Sunday, September 20, 2015

If There's a Way to Talk About Sexual Abuse on TV, 'The Honorable Woman' Got It Right

"Who do you trust?" asks Baroness Nessa Stein (Maggie Gyllenhaal) at the start of every episode of Hugo Blick's The Honorable Woman, a miniseries set amid the ongoing rift between Israel and Palestine. "We all have secrets. We all tell lies," she continues, finally admitting that, "It's a wonder we trust anyone at all."
She's speaking, of course, about that clichéd spy thriller genre dictum: "Trust no one." Yet given the various instances of sexual violence that mark Nessa's character arc in the series, they speak just as easily to the fascinating discussion of sexual abuse that this Emmy-nominated miniseries brings to the forefront with aplomb and tenacity.
By episode six, this opening voiceover bleeds into blurry images of Nessa at a bar, the camera losing focus as a man addresses her. When we catch up with the couple at a nondescript apartment, she is drunkenly asking whether the man "has a bed, at least."
"Not for you," he replies.

Issues of secrets and trust, central to the show's grammar, here are vividly connected to sexual abuse. Fully aware of who Baroness Stein is, the man takes unexpected glee in humiliating Nessa, showering her with alcohol and teasing her for probably having "gotten away with this before." He means an anonymous sexual dalliance. It's true: Early in the series we see Nessa engage in consensual sex with her main security guy.
No sexual relationship in the show, it turns out, is devoid of the power games and secrets the spy genre requires. When it's clear the man will do as he pleases with her, we see Nessa writhing on the floor, much too confused and drunk to fight him back, merely pleading, "Let me go," less a whimper and more a hollow command. We then see him throw a bottle at her.
The camera follows the bottle as it empties itself out over the carpet. It's a stylized way of representing the sexual violence taking place off-screen; alcohol becoming both reason and weapon, excuse and cover for what befalls Nessa within those walls. It's only later, when we see her groggy and bleeding out on the street, that we see the full extent of the assault.

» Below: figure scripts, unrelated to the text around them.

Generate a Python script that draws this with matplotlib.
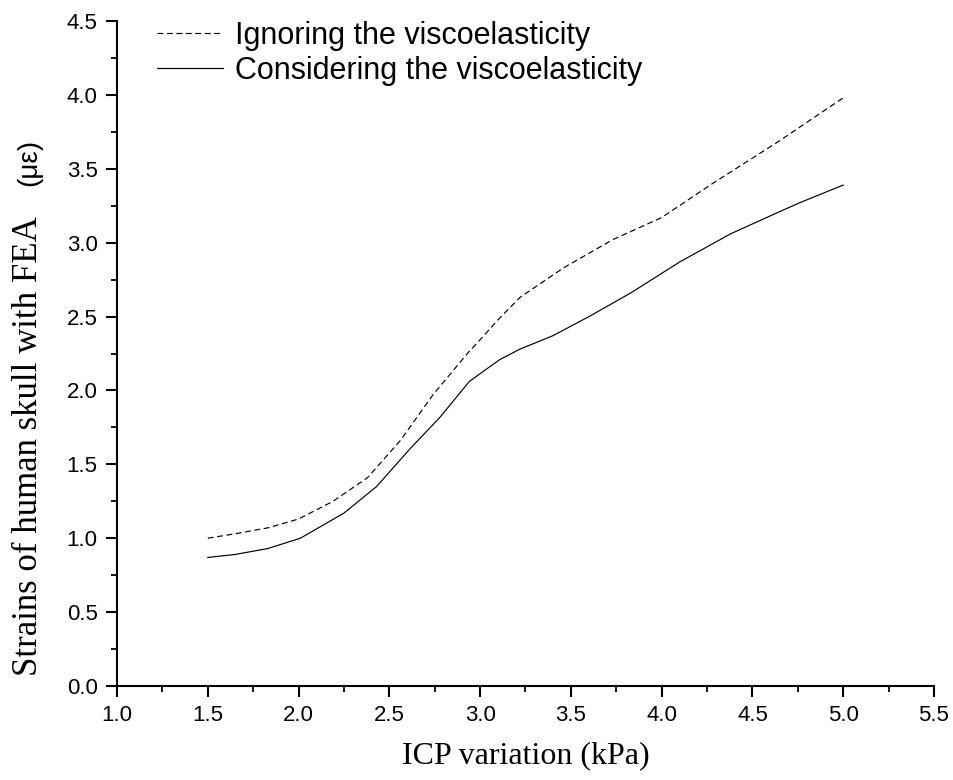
import matplotlib
matplotlib.use("Agg")
import matplotlib.pyplot as plt
from matplotlib.ticker import MultipleLocator, FormatStrFormatter

icp_ignoring = [1.5, 1.65, 1.83, 2.0, 2.19, 2.38, 2.56, 2.74, 2.93, 3.02, 3.1, 3.22, 3.46, 3.73, 4.0, 4.28, 4.65, 5.0]
ignoring = [1.00, 1.03, 1.07, 1.13, 1.25, 1.41, 1.66, 1.97, 2.25, 2.37, 2.48, 2.63, 2.83, 3.02, 3.17, 3.40, 3.69, 3.98]
icp_considering = [1.5, 1.65, 1.83, 2.01, 2.25, 2.43, 2.61, 2.78, 2.94, 3.03, 3.11, 3.22, 3.40, 3.60, 3.83, 4.10, 4.38, 4.65, 4.76, 5.0]
considering = [0.87, 0.89, 0.93, 1.00, 1.17, 1.35, 1.60, 1.82, 2.06, 2.14, 2.21, 2.28, 2.37, 2.50, 2.66, 2.87, 3.06, 3.21, 3.27, 3.39]
labels = ["Ignoring the viscoelasticity", "Considering the viscoelasticity"]

sans = ["Liberation Sans", "DejaVu Sans"]
serif = ["Liberation Serif", "DejaVu Serif"]

fig = plt.figure(figsize=(9.54, 7.8), dpi=100)
ax = fig.add_axes([117/954, 1-686/780, 817/954, 665/780])

ax.plot(icp_ignoring, ignoring, color="black", lw=0.85, linestyle=(0, (5, 3)), label=labels[0])
ax.plot(icp_considering, considering, color="black", lw=0.85, linestyle="-", label=labels[1])

ax.set_xlim(1.0, 5.5)
ax.set_ylim(0.0, 4.5)
ax.xaxis.set_major_locator(MultipleLocator(0.5))
ax.xaxis.set_minor_locator(MultipleLocator(0.25))
ax.yaxis.set_major_locator(MultipleLocator(0.5))
ax.yaxis.set_minor_locator(MultipleLocator(0.25))
ax.xaxis.set_major_formatter(FormatStrFormatter("%.1f"))
ax.yaxis.set_major_formatter(FormatStrFormatter("%.1f"))

for s in ["top", "right"]:
    ax.spines[s].set_visible(False)
for s in ["left", "bottom"]:
    ax.spines[s].set_linewidth(1.5)

ax.tick_params(which="major", direction="out", length=8, width=1.5, pad=6,
               labelsize=16, labelfontfamily="Liberation Sans")
ax.tick_params(which="minor", direction="out", length=4, width=1.3)

ax.set_xlabel("ICP variation (kPa)", fontfamily=serif, fontsize=23)
ax.xaxis.set_label_coords(0.5, -0.083)
ax.set_ylabel("Strains of human skull with FEA", fontfamily=serif, fontsize=25)
ax.yaxis.set_label_coords(-0.088, 0.36)
fig.text(29/954, 1-162/780, "(\u03bc\u03b5)", rotation=90, ha="center", va="center",
         fontfamily=sans, fontsize=20)

leg = ax.legend(loc="upper left", bbox_to_anchor=(0.049, 1.0), frameon=False,
                prop={"family": sans, "size": 22}, handlelength=2.16,
                handletextpad=0.39, labelspacing=0.15, borderpad=0, borderaxespad=0)

fig.savefig("out.png", dpi=100)
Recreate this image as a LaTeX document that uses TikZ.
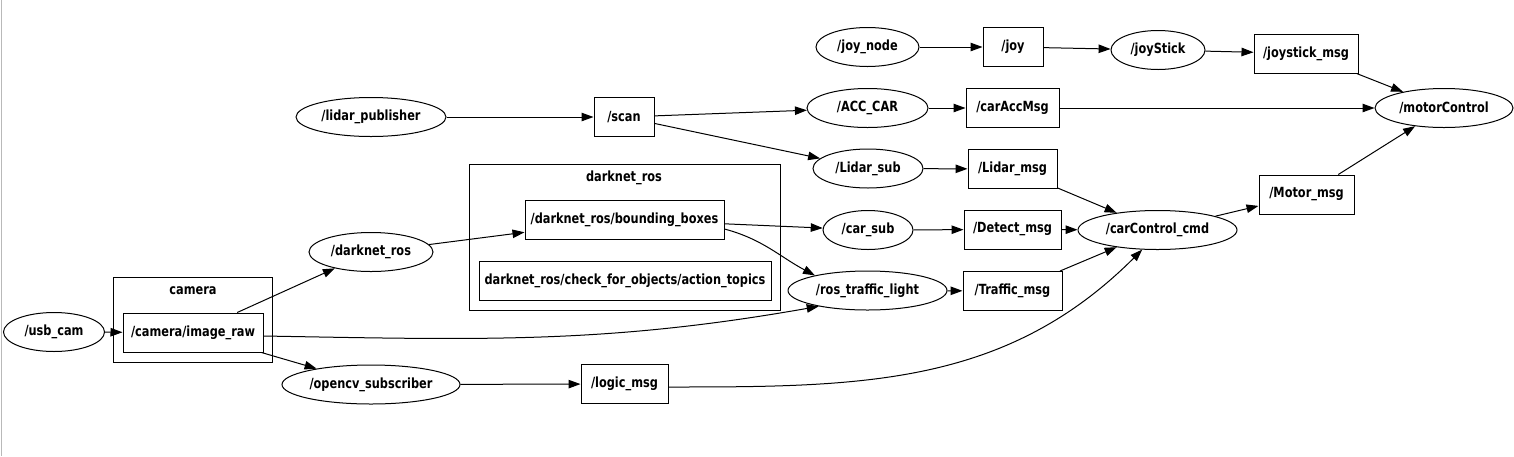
\documentclass[tikz,border=0pt]{standalone}
\usepackage{fontspec}
\setmainfont{DejaVu Sans}[FakeStretch=0.81]
\usetikzlibrary{arrows.meta,shapes.geometric}

\begin{document}
\begin{tikzpicture}[x=1pt,y=-1pt,>={Triangle[length=12pt,width=8.5pt]},
    every node/.style={font=\fontsize{14}{16}\selectfont\bfseries},
    rosnode/.style={draw,ellipse,line width=1pt,inner sep=0pt,minimum height=39},
    topic/.style={draw,rectangle,line width=1pt,inner sep=0pt,minimum height=39},
    grp/.style={draw,rectangle,line width=1pt,inner sep=0pt},
    link/.style={->,line width=1pt}]
    \useasboundingbox (0,0) rectangle (1514,456);
    \draw[gray!55,line width=1.5pt] (1.5,0) -- (1.5,456);
    \node[grp,minimum width=159,minimum height=85] (camera) at (192.5,319.5) {};
    \node (cameralbl) at (193,291) {camera};
    \node[grp,minimum width=311,minimum height=146] (darknetgrp) at (624.5,237) {};
    \node (darknetlbl) at (624,178) {darknet\_ros};
    \node[rosnode,minimum width=101] (usbcam) at (54,332) {/usb\_cam};
    \node[topic,minimum width=140] (imgraw) at (193,332.5) {/camera/image\_raw};
    \node[rosnode,minimum width=178] (opencv) at (371,384.5) {/opencv\_subscriber};
    \node[topic,minimum width=87] (logic) at (624.5,384) {/logic\_msg};
    \node[rosnode,minimum width=150] (lidarpub) at (371,117) {/lidar\_publisher};
    \node[topic,minimum width=60] (scan) at (624,117) {/scan};
    \node[rosnode,minimum width=124] (darknet) at (371,252) {/darknet\_ros};
    \node[topic,minimum width=199] (bbox) at (624.5,219.5) {/darknet\_ros/bounding\_boxes};
    \node[topic,minimum width=292] (action) at (625,281) {darknet\_ros/check\_for\_objects/action\_topics};
    \node[rosnode,minimum width=103] (joynode) at (867.5,47) {/joy\_node};
    \node[topic,minimum width=60] (joy) at (1013,47) {/joy};
    \node[rosnode,minimum width=94] (joystick) at (1158,50) {/joyStick};
    \node[topic,minimum width=104] (joymsg) at (1306,53.5) {/joystick\_msg};
    \node[rosnode,minimum width=121] (acccar) at (867.5,108) {/ACC\_CAR};
    \node[topic,minimum width=93] (accmsg) at (1012.5,108) {/carAccMsg};
    \node[rosnode,minimum width=138] (motorctl) at (1444,108) {/motorControl};
    \node[rosnode,minimum width=110] (lidarsub) at (868,168.5) {/Lidar\_sub};
    \node[topic,minimum width=89] (lidarmsg) at (1012.5,169) {/Lidar\_msg};
    \node[rosnode,minimum width=90] (carsub) at (868,230) {/car\_sub};
    \node[topic,minimum width=97] (detectmsg) at (1012.5,229.5) {/Detect\_msg};
    \node[rosnode,minimum width=159] (carctl) at (1157.5,230) {/carControl\_cmd};
    \node[topic,minimum width=95] (motormsg) at (1306.5,194.5) {/Motor\_msg};
    \node[rosnode,minimum width=159] (traffic) at (867.5,290.5) {/ros\_traffic\_light};
    \node[topic,minimum width=99] (trafficmsg) at (1012.5,291) {/Traffic\_msg};
    \draw[link] (usbcam) -- (imgraw);
    \draw[link] (imgraw) -- (darknet);
    \draw[link] (imgraw) -- (opencv);
    \draw[link] ([yshift=-3.5pt]imgraw.east) to[out=-1,in=190] (traffic.198);
    \draw[link] (opencv) -- (logic);
    \draw[link] ([yshift=-3pt]logic.east) to[out=0,in=225] (carctl.232);
    \draw[link] (lidarpub) -- (scan);
    \draw[link] (scan) -- (acccar);
    \draw[link] (scan) -- (lidarsub);
    \draw[link] (darknet) -- (bbox);
    \draw[link] (bbox) -- (carsub);
    \draw[link] ([yshift=-9.5pt]bbox.east) to[out=-15,in=152] (traffic.164);
    \draw[link] (joynode) -- (joy);
    \draw[link] (joy) -- (joystick);
    \draw[link] (joystick) -- (joymsg);
    \draw[link] (joymsg) -- (motorctl);
    \draw[link] (acccar) -- (accmsg);
    \draw[link] (accmsg) -- (motorctl);
    \draw[link] (lidarsub) -- (lidarmsg);
    \draw[link] (lidarmsg) -- (carctl);
    \draw[link] (carsub) -- (detectmsg);
    \draw[link] (detectmsg) -- (carctl);
    \draw[link] (traffic) -- (trafficmsg);
    \draw[link] (trafficmsg) -- (carctl);
    \draw[link] (carctl) -- (motormsg);
    \draw[link] (motormsg) -- (motorctl);
\end{tikzpicture}
\end{document}
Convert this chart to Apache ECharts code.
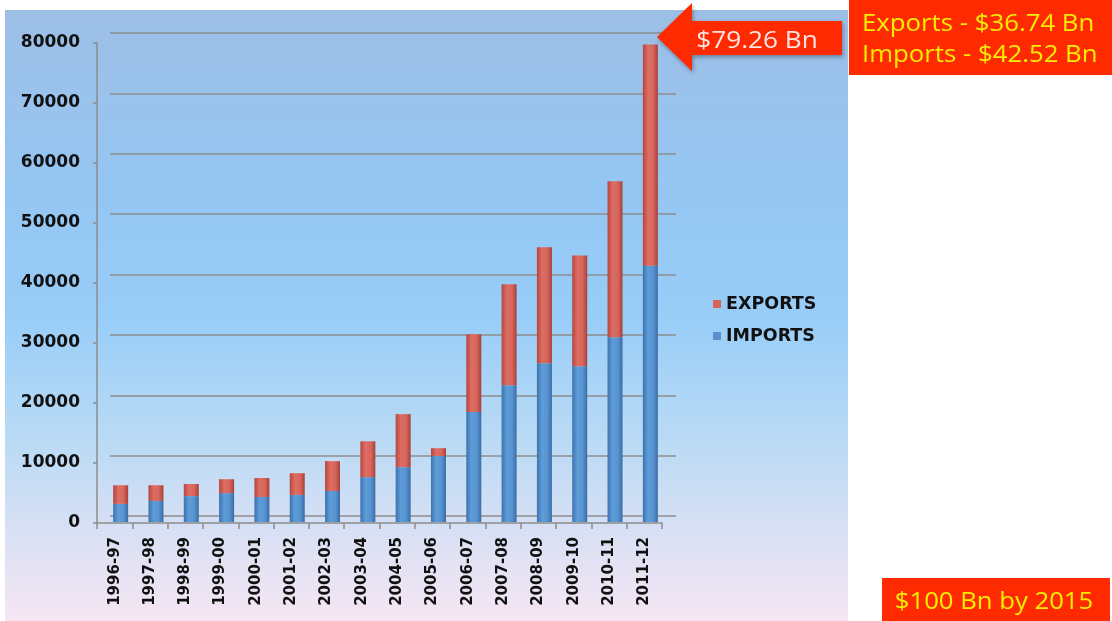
<!DOCTYPE html>
<html>
<head>
<meta charset="utf-8">
<script src="https://cdn.jsdelivr.net/npm/echarts@6/dist/echarts.min.js"></script>
<style>
html,body{margin:0;padding:0;background:#fff;}
#c{width:1112px;height:621px;}
</style>
</head>
<body>
<div id="c"></div>
<script>
const categories = ['1996-97','1997-98','1998-99','1999-00','2000-01','2001-02','2002-03','2003-04','2004-05','2005-06','2006-07','2007-08','2008-09','2009-10','2010-11','2011-12'];
const imports = [3000,3500,4300,4800,4150,4500,5150,7450,9100,10950,18250,22700,26350,25850,30650,42520];
const exportsData = [3100,2600,2000,2300,3150,3600,4950,5950,8800,1300,12900,16750,19250,18400,25900,36740];
const yTicks = [0,10000,20000,30000,40000,50000,60000,70000,80000];
const legendNames = ['EXPORTS','IMPORTS'];
const noteLines = ['Exports - $36.74 Bn','Imports - $42.52 Bn'];
const arrowText = '$79.26 Bn';
const targetText = '$100 Bn by 2015';

const chart = echarts.init(document.getElementById('c'), null, {renderer:'canvas'});

function cyl(edge, mid, mid2, edge2){
  return new echarts.graphic.LinearGradient(0,0,1,0,[
    {offset:0,color:edge},{offset:0.35,color:mid},{offset:0.7,color:mid2},{offset:1,color:edge2}]);
}
const red = cyl('#b5453e','#de6e63','#d6665c','#a63f39');
const blue = cyl('#3d72ad','#5e9dd9','#5693d0','#3a6ca5');

const option = {
  animation:false,
  backgroundColor:'#ffffff',
  graphic:[
    {type:'rect', z:-10, shape:{x:5,y:10,width:843,height:611},
     style:{fill:new echarts.graphic.LinearGradient(0,0,0,1,[
       {offset:0,color:'#9dbfe6'},{offset:0.3,color:'#95c6f3'},{offset:0.5,color:'#98cdf8'},
       {offset:0.7,color:'#b9daf5'},{offset:1,color:'#f6e6f3'}])}},
    // arrow
    {type:'polygon', z:50, shape:{points:[[657,37],[692,3],[692,21],[842,21],[842,55],[692,55],[692,71]]},
     style:{fill:'#ff2a00', shadowBlur:4, shadowColor:'rgba(0,0,0,0.35)', shadowOffsetX:1, shadowOffsetY:2}},
    {type:'text', z:51, x:757, y:41, scaleX:1.09, style:{text:arrowText, fill:'#fde4e4', font:'24px "Open Sans"', align:'center', verticalAlign:'middle'}},
    // note box
    {type:'rect', z:50, shape:{x:849,y:0,width:263,height:75}, style:{fill:'#ff2a00'}},
    {type:'text', z:51, x:862, y:24, scaleX:1.12, style:{text:noteLines[0], fill:'#f5ee00', font:'23px "Open Sans"', verticalAlign:'middle'}},
    {type:'text', z:51, x:862, y:55, scaleX:1.12, style:{text:noteLines[1], fill:'#f5ee00', font:'23px "Open Sans"', verticalAlign:'middle'}},
    // target box
    {type:'rect', z:50, shape:{x:882,y:578,width:228,height:43}, style:{fill:'#ff2a00'}},
    {type:'text', z:51, x:994, y:602, scaleX:1.07, style:{text:targetText, fill:'#f5ee00', font:'24px "Open Sans"', align:'center', verticalAlign:'middle'}}
  ],
  legend:{
    orient:'vertical', left:708, top:290, itemGap:14,
    icon:'rect', itemWidth:8, itemHeight:8,
    textStyle:{fontFamily:'DejaVu Sans', fontWeight:'bold', fontSize:17.5, color:'#111'},
    data:[{name:legendNames[0], itemStyle:{color:'#d6665c'}},{name:legendNames[1], itemStyle:{color:'#5a8fcb'}}]
  },
  grid:[
    {left:97, right:450, top:43, bottom:98},
    {left:103, right:444, top:40, bottom:99},
    {left:110, right:436, top:33, bottom:105}
  ],
  xAxis:[
    {type:'category', gridIndex:0, data:categories,
     axisLine:{lineStyle:{color:'#8c8c8c', width:1.5}},
     axisTick:{show:true, length:6, lineStyle:{color:'#8c8c8c', width:1.5}},
     axisLabel:{rotate:90, margin:14, fontFamily:'DejaVu Sans', fontWeight:'bold', fontSize:15, color:'#111', interval:0}},
    {type:'category', gridIndex:1, data:categories, show:false},
    {type:'category', gridIndex:2, data:categories, show:false}
  ],
  yAxis:[
    {type:'value', gridIndex:0, min:0, max:80000, interval:10000,
     axisLine:{show:true, lineStyle:{color:'#8c8c8c', width:1.5}},
     axisTick:{show:true, length:4, lineStyle:{color:'#8c8c8c', width:1.5}},
     splitLine:{show:false},
     axisLabel:{margin:17, fontFamily:'DejaVu Sans', fontWeight:'bold', fontSize:17, color:'#111',
       formatter:function(v){ return yTicks.indexOf(v) >= 0 ? String(v) : ''; }}},
    {type:'value', gridIndex:1, min:0, max:80000, interval:10000, show:false, splitLine:{show:false}},
    {type:'value', gridIndex:2, min:0, max:80000, interval:10000,
     axisLine:{show:false}, axisTick:{show:false}, axisLabel:{show:false},
     splitLine:{show:true, lineStyle:{color:'#8e8e8e', width:1.5}}}
  ],
  series:[
    {name:legendNames[1], type:'bar', stack:'t', xAxisIndex:1, yAxisIndex:1, barWidth:15,
     itemStyle:{color:blue}, data:imports},
    {name:legendNames[0], type:'bar', stack:'t', xAxisIndex:1, yAxisIndex:1, barWidth:15,
     itemStyle:{color:red}, data:exportsData}
  ]
};
chart.setOption(option);
</script>
</body>
</html>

The shot of the alcohol bottle may seem a cheap way to distance viewers from this horrible episode of Nessa's life, but in denying us access to Nessa's humiliation, it gives weight to her character's integrity, refusing the unnamed, vicious man control of the narrative.
This isn't, of course, the first instance of sexual violence in the show. In episode four, we witness Nessa being raped by her kidnapper eight years prior. The scene was joyless, explicitly framed in terms of the sociopolitical consequences it would, quite literally, engender. Nessa's subsequent pregnancy, it turns out, is yet another calculated chess move on the part of the man who'd despised her father enough to have him killed and her abducted. Abstracted from the actual violence imposed on Nessa's body, we'd be tempted to look at these set of events as examples of the way rape has been co-opted by prestige television to give its female characters a complex backstory.